Spot each line that carries the word "chart"; copy those lines.

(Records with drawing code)
◆ ◆ ◆ ◆

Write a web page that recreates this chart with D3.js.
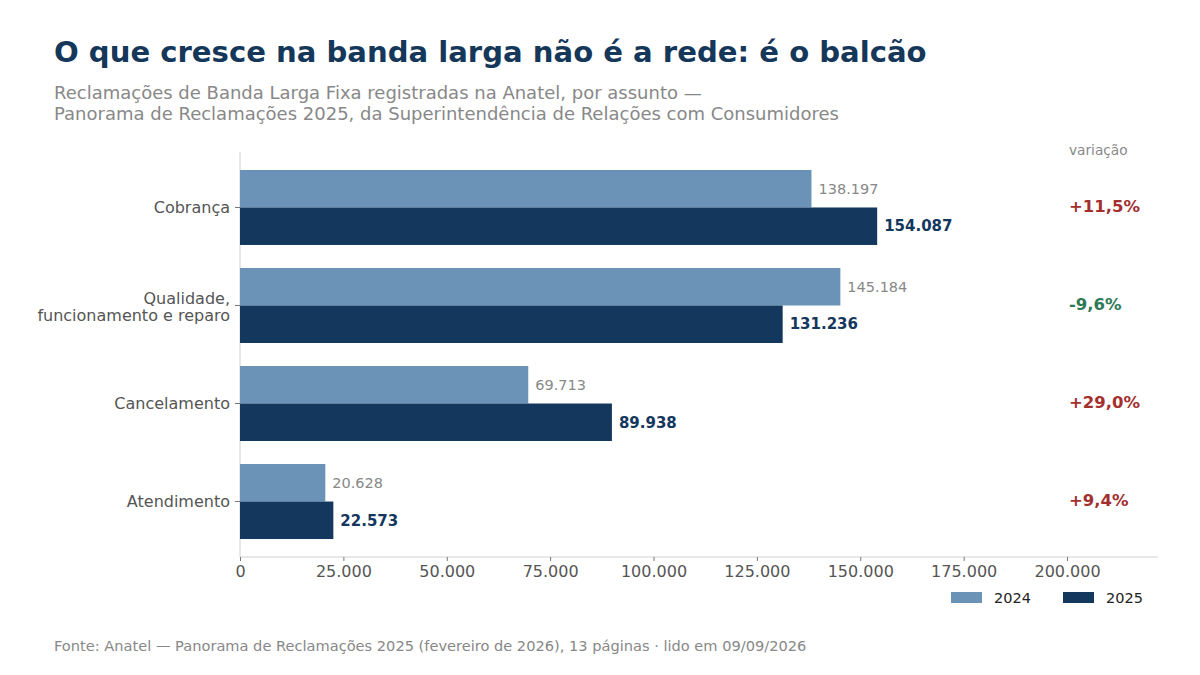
<!DOCTYPE html>
<html>
<head>
<meta charset="utf-8">
<script src="https://cdn.jsdelivr.net/npm/d3@7"></script>
<style>
  body { margin: 0; background: #fff; }
  text { font-family: "DejaVu Sans", sans-serif; }
</style>
</head>
<body>
<div id="chart"></div>
<script>
(function () {

  // Data
  const categories = ["Cobrança", "Qualidade,\nfuncionamento e reparo", "Cancelamento", "Atendimento"]
  const values2024 = [138197, 145184, 69713, 20628]
  const values2025 = [154087, 131236, 89938, 22573]
  const variations = ["+11,5%", "-9,6%", "+29,0%", "+9,4%"]
  const xTicks = [0, 25000, 50000, 75000, 100000, 125000, 150000, 175000, 200000]
  const years = ["2024", "2025"]

  const W = 1200, H = 675
  const c2024 = "#6b93b8", c2025 = "#14375e"
  const fmt = d3.formatLocale({ decimal: ",", thousands: ".", grouping: [3], currency: ["R$", ""] }).format(",d")

  const svg = d3.select("#chart").append("svg")
      .attr("width", W)
      .attr("height", H)

  // Title & subtitle
  svg.append("text")
    .attr("x", 54).attr("y", 62)
    .attr("fill", "#14375a")
    .attr("font-size", 29.1).attr("font-weight", "bold")
    .text("O que cresce na banda larga não é a rede: é o balcão")

  svg.append("text")
    .attr("x", 54).attr("y", 99)
    .attr("fill", "#888").attr("font-size", 18)
    .text("Reclamações de Banda Larga Fixa registradas na Anatel, por assunto —")
  svg.append("text")
    .attr("x", 54).attr("y", 120)
    .attr("fill", "#888").attr("font-size", 18)
    .text("Panorama de Reclamações 2025, da Superintendência de Relações com Consumidores")

  // Scales
  const x = d3.scaleLinear().domain([0, 222000]).range([240, 1158])
  const y = d3.scalePoint().domain(categories).range([152, 557]).padding(0.566)
  const bh = 37.5

  // Spines
  svg.append("line")
    .attr("x1", 240).attr("x2", 240).attr("y1", 152).attr("y2", 557)
    .attr("stroke", "#d0d0d0")
  svg.append("line")
    .attr("x1", 240).attr("x2", 1158).attr("y1", 557).attr("y2", 557)
    .attr("stroke", "#d0d0d0")

  // X axis
  const xAxis = svg.append("g")
    .attr("transform", "translate(0,557)")
    .call(d3.axisBottom(x).tickValues(xTicks).tickFormat(fmt).tickSize(4).tickPadding(5))
  xAxis.select(".domain").remove()
  xAxis.selectAll("line").attr("stroke", "#777")
  xAxis.selectAll("text").attr("fill", "#555").attr("font-size", 16)
    .attr("font-family", "DejaVu Sans, sans-serif")

  // Y axis ticks & labels
  const yAxis = svg.append("g")
  yAxis.selectAll("line")
    .data(categories)
    .join("line")
    .attr("x1", 235).attr("x2", 240)
    .attr("y1", d => y(d)).attr("y2", d => y(d))
    .attr("stroke", "#777")
  yAxis.selectAll("text")
    .data(categories)
    .join("text")
    .attr("x", 230)
    .attr("y", d => y(d))
    .attr("text-anchor", "end")
    .attr("fill", "#555")
    .attr("font-size", 16)
    .each(function (d) {
      const lines = d.split("\n")
      const t = d3.select(this)
      lines.forEach((l, i) => {
        t.append("tspan")
          .attr("x", 230)
          .attr("dy", i === 0 ? (0.35 - (lines.length - 1) * 0.45) + "em" : "1.05em")
          .text(l)
      })
    })

  // Bars 2024
  svg.selectAll(".b2024")
    .data(categories)
    .join("rect")
    .attr("class", "b2024")
    .attr("x", x(0))
    .attr("y", d => y(d) - bh)
    .attr("width", (d, i) => x(values2024[i]) - x(0))
    .attr("height", bh)
    .attr("fill", c2024)

  // Bars 2025
  svg.selectAll(".b2025")
    .data(categories)
    .join("rect")
    .attr("class", "b2025")
    .attr("x", x(0))
    .attr("y", d => y(d))
    .attr("width", (d, i) => x(values2025[i]) - x(0))
    .attr("height", bh)
    .attr("fill", c2025)

  // Value labels
  svg.selectAll(".l2024")
    .data(categories)
    .join("text")
    .attr("class", "l2024")
    .attr("x", (d, i) => x(values2024[i]) + 7)
    .attr("y", d => y(d) - bh / 2)
    .attr("dy", "0.35em")
    .attr("fill", "#888").attr("font-size", 14.5)
    .text((d, i) => fmt(values2024[i]))

  svg.selectAll(".l2025")
    .data(categories)
    .join("text")
    .attr("class", "l2025")
    .attr("x", (d, i) => x(values2025[i]) + 7)
    .attr("y", d => y(d) + bh / 2)
    .attr("dy", "0.35em")
    .attr("fill", c2025).attr("font-size", 15).attr("font-weight", "bold")
    .text((d, i) => fmt(values2025[i]))

  // Variation column
  svg.append("text")
    .attr("x", 1069).attr("y", 155)
    .attr("fill", "#888").attr("font-size", 13.7)
    .text("variação")

  svg.selectAll(".var")
    .data(categories)
    .join("text")
    .attr("class", "var")
    .attr("x", 1069)
    .attr("y", d => y(d))
    .attr("dy", "0.3em")
    .attr("font-size", 16.5).attr("font-weight", "bold")
    .attr("fill", (d, i) => variations[i].startsWith("-") ? "#2e7a55" : "#a3302e")
    .text((d, i) => variations[i])

  // Legend
  const legend = svg.append("g")
  const legX = [951, 1063]
  legend.selectAll("rect")
    .data(years)
    .join("rect")
    .attr("x", (d, i) => legX[i])
    .attr("y", 592)
    .attr("width", 31).attr("height", 11)
    .attr("fill", (d, i) => i === 0 ? c2024 : c2025)
  legend.selectAll("text")
    .data(years)
    .join("text")
    .attr("x", (d, i) => legX[i] + 43)
    .attr("y", 598)
    .attr("dy", "0.35em")
    .attr("fill", "#222").attr("font-size", 14.5)
    .text(d => d)

  // Footer
  svg.append("text")
    .attr("x", 54).attr("y", 651)
    .attr("fill", "#888").attr("font-size", 14.6)
    .text("Fonte: Anatel — Panorama de Reclamações 2025 (fevereiro de 2026), 13 páginas · lido em 09/09/2026")

})();
</script>
</body>
</html>
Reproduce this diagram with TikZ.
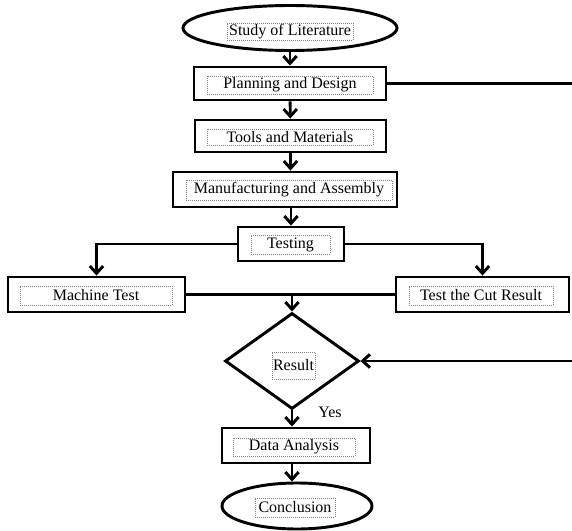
\documentclass[tikz,border=0pt]{standalone}
\usepackage{fontspec}
\setmainfont{Liberation Serif}
\usetikzlibrary{shapes.geometric,arrows.meta}

\tikzset{
  boxshape/.style={draw, line width=2.2pt, rectangle, inner sep=0pt},
  ovalshape/.style={draw, line width=2.2pt, ellipse, inner sep=0pt},
  diamshape/.style={draw, line width=2.2pt, diamond, inner sep=0pt},
  txtframe/.style={draw=gray, densely dotted, line width=0.5pt, inner sep=0pt, font=\fontsize{12}{14}\selectfont},
  link/.style={line width=2.2pt},
  flow/.style={link, -{Straight Barb[length=5.5pt,width=10pt,line width=2.2pt]}}
}

\begin{document}
\begin{tikzpicture}[x=0.75pt,y=0.75pt,yscale=-1,xscale=1]
\useasboundingbox (0,0) rectangle (572,531);

%Shape: Ellipse [id:study]
\node [ovalshape, minimum width=160.5pt, minimum height=33.75pt] (study) at (290,28) {};
% Text Node
\node [txtframe, minimum width=94.5pt, minimum height=12.75pt] (studyt) at (290,31.5) {Study of Literature};

%Shape: Rectangle [id:plan]
\node [boxshape, minimum width=144pt, minimum height=24.75pt] (plan) at (290,83.5) {};
% Text Node
\node [txtframe, minimum width=124.5pt, minimum height=13.5pt] (plant) at (290,85) {Planning and Design};

%Shape: Rectangle [id:tools]
\node [boxshape, minimum width=143.25pt, minimum height=24pt] (tools) at (290.5,136) {};
% Text Node
\node [txtframe, minimum width=124.5pt, minimum height=12pt] (toolst) at (290,137) {Tools and Materials};

%Shape: Rectangle [id:manu]
\node [boxshape, minimum width=168pt, minimum height=26.25pt] (manu) at (285,189.5) {};
% Text Node
\node [txtframe, minimum width=154.5pt, minimum height=15pt] (manut) at (289,190) {Manufacturing and Assembly};

%Shape: Rectangle [id:test]
\node [boxshape, minimum width=79.5pt, minimum height=25.5pt] (test) at (291,244) {};
% Text Node
\node [txtframe, minimum width=59.25pt, minimum height=14.25pt] (testt) at (290.5,244.5) {Testing};

%Shape: Rectangle [id:mach]
\node [boxshape, minimum width=132.75pt, minimum height=26.25pt] (mach) at (96.5,294.5) {};
% Text Node
\node [txtframe, minimum width=114pt, minimum height=14.25pt] (macht) at (96,295.5) {Machine Test};

%Shape: Rectangle [id:cut]
\node [boxshape, minimum width=129.75pt, minimum height=26.25pt] (cut) at (482.5,294.5) {};
% Text Node
\node [txtframe, minimum width=108pt, minimum height=14.25pt] (cutt) at (481,295.5) {Test the Cut Result};

%Shape: Diamond [id:res]
\node [diamshape, minimum width=100.5pt, minimum height=72pt] (res) at (292,361) {};
% Text Node
\node [txtframe, minimum width=32.25pt, minimum height=20.25pt] (rest) at (293.5,365.5) {Result};

%Shape: Rectangle [id:data]
\node [boxshape, minimum width=111pt, minimum height=26.25pt] (data) at (296,445.5) {};
% Text Node
\node [txtframe, minimum width=91.5pt, minimum height=13.5pt] (datat) at (294,447) {Data Analysis};

%Shape: Ellipse [id:concl]
\node [ovalshape, minimum width=112.5pt, minimum height=34.5pt] (concl) at (297,506) {};
% Text Node
\node [txtframe, minimum width=60pt, minimum height=14.25pt] (conclt) at (295,507.5) {Conclusion};

% Text Node
\node [font=\fontsize{12}{14}\selectfont] (yes) at (330,412) {Yes};

%Straight Lines [id:main flow]
\draw [flow] (study) -- (plan);
\draw [flow] (plan) -- (tools);
\draw [flow] (tools.south) -- (tools.south |- manu.north);
\draw [flow] (test.north |- manu.south) -- (test.north);
\draw [flow] (test.west) -| (mach.north);
\draw [flow] (test.east) -| (cut.north);

%Straight Lines [id:join]
\draw [link] (mach.east) -- (cut.west);
\coordinate (joint) at (res.north |- mach.east);
\draw [flow] (joint) -- (res.north);

%Straight Lines [id:feedback]
\coordinate (fb) at (577,83.5);
\draw [link] (plan.east) -- (fb) -- (fb |- res.east);
\draw [flow] (fb |- res.east) -- (res.east);

\draw [flow] (res.south) -- (res.south |- data.north);
\draw [flow] (data.south -| res) -- (res |- concl.north);
\end{tikzpicture}
\end{document}
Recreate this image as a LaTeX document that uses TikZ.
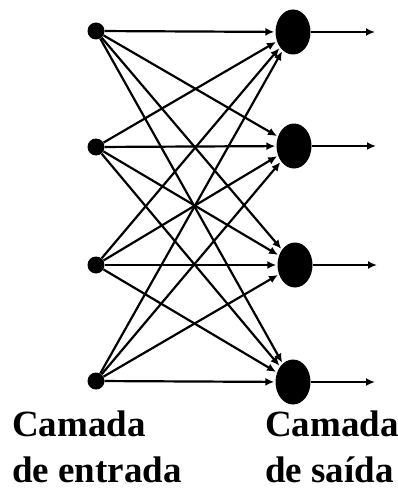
\documentclass[tikz,border=0pt]{standalone}
\usepackage{fontspec}
\setmainfont{Liberation Serif}
\usetikzlibrary{shapes.geometric,calc,arrows.meta}
\begin{document}
\begin{tikzpicture}[x=1pt, y=-1pt, >={Latex[length=9pt,width=8pt]},
    entrada/.style={circle, fill=black, inner sep=0pt, minimum size=17pt},
    saida/.style={ellipse, fill=black, inner sep=0pt, minimum width=35pt, minimum height=45pt},
    ligacao/.style={line width=2.2pt, ->, shorten >=1pt},
    rotulo/.style={anchor=north west, inner sep=0pt, align=left,
        font=\fontsize{37}{46}\selectfont\bfseries}]
    \useasboundingbox (0,0) rectangle (398,492);

    % 1. Camada de entrada
    \node[entrada] (e1) at (96,31) {};
    \node[entrada] (e2) at (96,147) {};
    \node[entrada] (e3) at (96,265) {};
    \node[entrada] (e4) at (96,381) {};

    % 2. Camada de saida
    \node[saida] (s1) at (293,32) {};
    \node[saida] (s2) at (294,146) {};
    \node[saida] (s3) at (295,265) {};
    \node[saida] (s4) at (293,382) {};

    % 3. Ligacoes entre as camadas
    \foreach \i in {1,...,4}
        \foreach \j in {1,...,4}
            \draw[ligacao] (e\i) -- (s\j);

    % 4. Saidas
    \foreach \j in {1,...,4} {
        \coordinate (f\j) at ($(s\j)+(82,0)$);
    }
    \foreach \j in {1,...,4}
        \draw[line width=2.2pt, ->] (s\j) -- (f\j);

    % 5. Rotulos
    \node[rotulo] (le) at (12,411) {Camada\\de entrada};
    \node[rotulo] (ls) at (265,411) {Camada\\de saída};
\end{tikzpicture}
\end{document}
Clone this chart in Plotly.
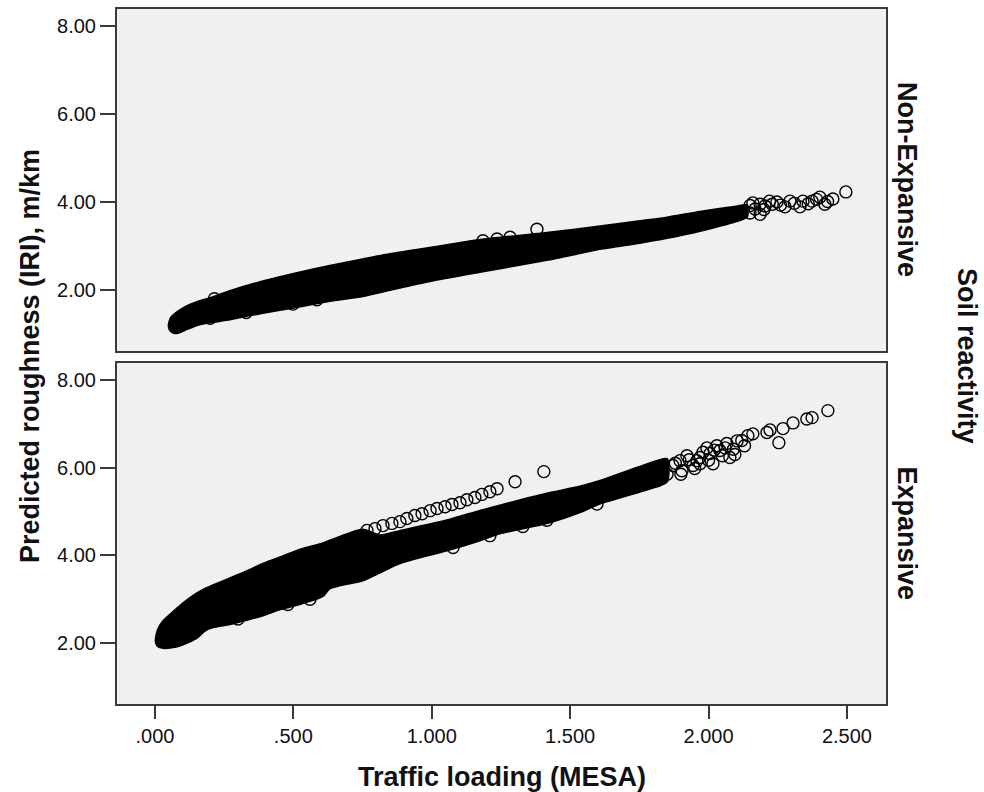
import plotly.graph_objects as go

# ---------------- data ----------------
x_tick_vals = [0.0, 0.5, 1.0, 1.5, 2.0, 2.5]
x_tick_text = [".000", ".500", "1.000", "1.500", "2.000", "2.500"]
y_tick_vals = [2, 4, 6, 8]
y_tick_text = ["2.00", "4.00", "6.00", "8.00"]

# Non-Expansive: envelope of the dense (solid black) part of the point cloud
ne_band_x = [0.050, 0.056, 0.068, 0.085, 0.116, 0.152, 0.199, 0.271, 0.390, 0.513,
             0.632, 0.751, 0.849, 0.993, 1.174, 1.416, 1.608, 1.752, 1.850, 1.969,
             2.100, 2.139]
ne_band_hi = [1.22, 1.35, 1.44, 1.52, 1.64, 1.73, 1.82, 1.98, 2.20, 2.39,
              2.55, 2.70, 2.82, 2.96, 3.14, 3.30, 3.45, 3.57, 3.65, 3.78,
              3.90, 3.93]
ne_band_lo = [1.16, 1.07, 1.02, 1.03, 1.11, 1.20, 1.26, 1.33, 1.48, 1.61,
              1.75, 1.86, 2.00, 2.20, 2.41, 2.68, 2.93, 3.07, 3.18, 3.34,
              3.56, 3.66]
# Non-Expansive: individually visible points
ne_pts_x = [0.075, 0.080, 0.199, 0.215, 0.330, 0.499, 0.585, 0.700, 1.185, 1.236,
            1.283, 1.380, 2.150, 2.150, 2.168, 2.186, 2.186, 2.204, 2.230, 2.247,
            2.276, 2.294, 2.330, 2.341, 2.374, 2.402, 2.420, 2.449, 2.496,
            2.160, 2.200, 2.220, 2.260, 2.310, 2.360, 2.390, 2.430]
ne_pts_y = [1.30, 1.16, 1.36, 1.80, 1.49, 1.68, 1.78, 1.97, 3.12, 3.16,
            3.20, 3.38, 3.92, 3.75, 3.84, 3.72, 3.95, 3.91, 3.95, 4.00,
            3.89, 4.02, 3.89, 4.02, 4.02, 4.11, 3.95, 4.07, 4.23,
            3.98, 3.83, 4.02, 3.93, 3.97, 3.96, 4.06, 4.01]

# Expansive: envelope of the dense part of the point cloud
ex_band_x = [0.003, 0.010, 0.029, 0.072, 0.101, 0.152, 0.180, 0.210, 0.271, 0.332,
             0.390, 0.452, 0.513, 0.607, 0.632, 0.751, 0.813, 0.885, 1.055, 1.174,
             1.246, 1.416, 1.535, 1.608, 1.752, 1.850]
ex_band_hi = [2.10, 2.30, 2.50, 2.75, 2.91, 3.14, 3.24, 3.32, 3.48, 3.64,
              3.81, 3.96, 4.11, 4.28, 4.34, 4.59, 4.46, 4.56, 4.80, 5.02,
              5.14, 5.41, 5.57, 5.70, 6.02, 6.20]
ex_band_lo = [2.02, 1.93, 1.89, 1.91, 1.97, 2.12, 2.28, 2.36, 2.43, 2.53,
              2.63, 2.77, 2.87, 3.07, 3.25, 3.43, 3.61, 3.82, 4.11, 4.34,
              4.50, 4.73, 4.98, 5.18, 5.45, 5.68]
# Expansive: individually visible points (upper track, outliers, tail)
ex_pts_x = [0.766, 0.795, 0.824, 0.856, 0.885, 0.910, 0.939, 0.965, 0.994, 1.019,
            1.048, 1.073, 1.102, 1.127, 1.156, 1.181, 1.210, 1.236, 1.301, 1.405,
            0.300, 0.480, 0.560, 1.077, 1.210, 1.329, 1.416, 1.597,
            1.752, 1.777, 1.814, 1.824, 1.850, 1.871, 1.897, 1.904, 1.922, 1.944,
            1.958, 1.969, 1.969, 1.994, 2.005, 2.016, 2.030, 2.041, 2.066, 2.077,
            2.095, 2.103, 2.142, 2.160, 2.211, 2.222, 2.254, 2.269, 2.305, 2.355,
            2.374, 2.431,
            1.880, 1.900, 1.930, 1.950, 1.980, 2.000, 2.020, 2.050, 2.060, 2.090,
            2.120, 2.130]
ex_pts_y = [4.57, 4.61, 4.68, 4.73, 4.77, 4.84, 4.91, 4.95, 5.02, 5.07,
            5.11, 5.16, 5.20, 5.27, 5.32, 5.39, 5.45, 5.52, 5.68, 5.91,
            2.55, 2.88, 3.00, 4.18, 4.45, 4.66, 4.80, 5.17,
            5.70, 5.77, 5.70, 6.00, 5.85, 6.05, 6.16, 5.93, 6.27, 6.05,
            6.16, 6.09, 6.23, 6.45, 6.32, 6.09, 6.50, 6.39, 6.55, 6.23,
            6.30, 6.61, 6.73, 6.77, 6.80, 6.86, 6.57, 6.89, 7.02, 7.11,
            7.14, 7.30,
            6.10, 5.85, 6.18, 5.98, 6.35, 6.17, 6.40, 6.27, 6.45, 6.42,
            6.62, 6.50]

# ---------------- figure ----------------
FONT = "Liberation Sans, Arial, sans-serif"
INK = "#111111"
FRAME = "#3a3a3a"

fig = go.Figure()


def add_panel(bx, hi, lo, px, py, xa, ya):
    poly_x = bx + bx[::-1] + [bx[0]]
    poly_y = hi + lo[::-1] + [hi[0]]
    fig.add_trace(go.Scatter(
        x=poly_x, y=poly_y, xaxis=xa, yaxis=ya, mode="lines",
        fill="toself", fillcolor="#000000",
        line=dict(color="#000000", width=2, shape="spline", smoothing=0.6),
        hoverinfo="skip", showlegend=False))
    fig.add_trace(go.Scatter(
        x=px, y=py, xaxis=xa, yaxis=ya, mode="markers",
        marker=dict(symbol="circle-open", size=12, color="#000000",
                    line=dict(width=1.4)),
        showlegend=False))


add_panel(ne_band_x, ne_band_hi, ne_band_lo, ne_pts_x, ne_pts_y, "x", "y")
add_panel(ex_band_x, ex_band_hi, ex_band_lo, ex_pts_x, ex_pts_y, "x2", "y2")

x_range = [-0.137, 2.641]
y_range = [0.614, 8.386]

common_axis = dict(showline=True, mirror=True, linecolor=FRAME, linewidth=2,
                   showgrid=False, zeroline=False,
                   tickfont=dict(family=FONT, size=20, color=INK))

fig.update_layout(
    width=984, height=792,
    margin=dict(l=117, r=98, t=7, b=88),
    paper_bgcolor="white", plot_bgcolor="#F0F0F0",
    showlegend=False,
    xaxis=dict(domain=[0, 1], anchor="y", range=x_range, matches="x2",
               showticklabels=False, ticks="", **common_axis),
    yaxis=dict(domain=[0.5079, 1], anchor="x", range=y_range,
               tickvals=y_tick_vals, ticktext=y_tick_text,
               ticks="outside", ticklen=15, tickwidth=2, tickcolor=FRAME,
               **common_axis),
    xaxis2=dict(domain=[0, 1], anchor="y2", range=x_range,
                tickvals=x_tick_vals, ticktext=x_tick_text,
                ticks="outside", ticklen=13, tickwidth=2, tickcolor=FRAME,
                **common_axis),
    yaxis2=dict(domain=[0, 0.4907], anchor="x2", range=y_range,
                tickvals=y_tick_vals, ticktext=y_tick_text,
                ticks="outside", ticklen=15, tickwidth=2, tickcolor=FRAME,
                **common_axis),
)

title_font = dict(family=FONT, size=27, color=INK)
fig.add_annotation(text="<b>Traffic loading (MESA)</b>", xref="paper", yref="paper",
                   x=0.5, y=-0.1047, xanchor="center", yanchor="middle",
                   showarrow=False, font=title_font)
fig.add_annotation(text="<b>Predicted roughness (IRI), m/km</b>", xref="paper", yref="paper",
                   x=-0.1131, y=0.5007, xanchor="center", yanchor="middle",
                   textangle=-90, showarrow=False, font=title_font)
fig.add_annotation(text="<b>Non-Expansive</b>", xref="paper", yref="paper",
                   x=1.0273, y=0.754, xanchor="center", yanchor="middle",
                   textangle=90, showarrow=False, font=title_font)
fig.add_annotation(text="<b>Expansive</b>", xref="paper", yref="paper",
                   x=1.0273, y=0.2453, xanchor="center", yanchor="middle",
                   textangle=90, showarrow=False, font=title_font)
fig.add_annotation(text="<b>Soil reactivity</b>", xref="paper", yref="paper",
                   x=1.1053, y=0.5007, xanchor="center", yanchor="middle",
                   textangle=90, showarrow=False, font=title_font)

fig.write_html("out.html",
               config={"displayModeBar": False},
               post_script="document.body.style.margin='0';"
                           "document.body.style.overflow='hidden';")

◆ ◆ ◆ ◆

OUTPUT –
Write a web page that recreates this chart with D3.js.
<div id="chart"></div>
  const svg = d3.select("#chart").append("svg")
Clone this chart in Plotly.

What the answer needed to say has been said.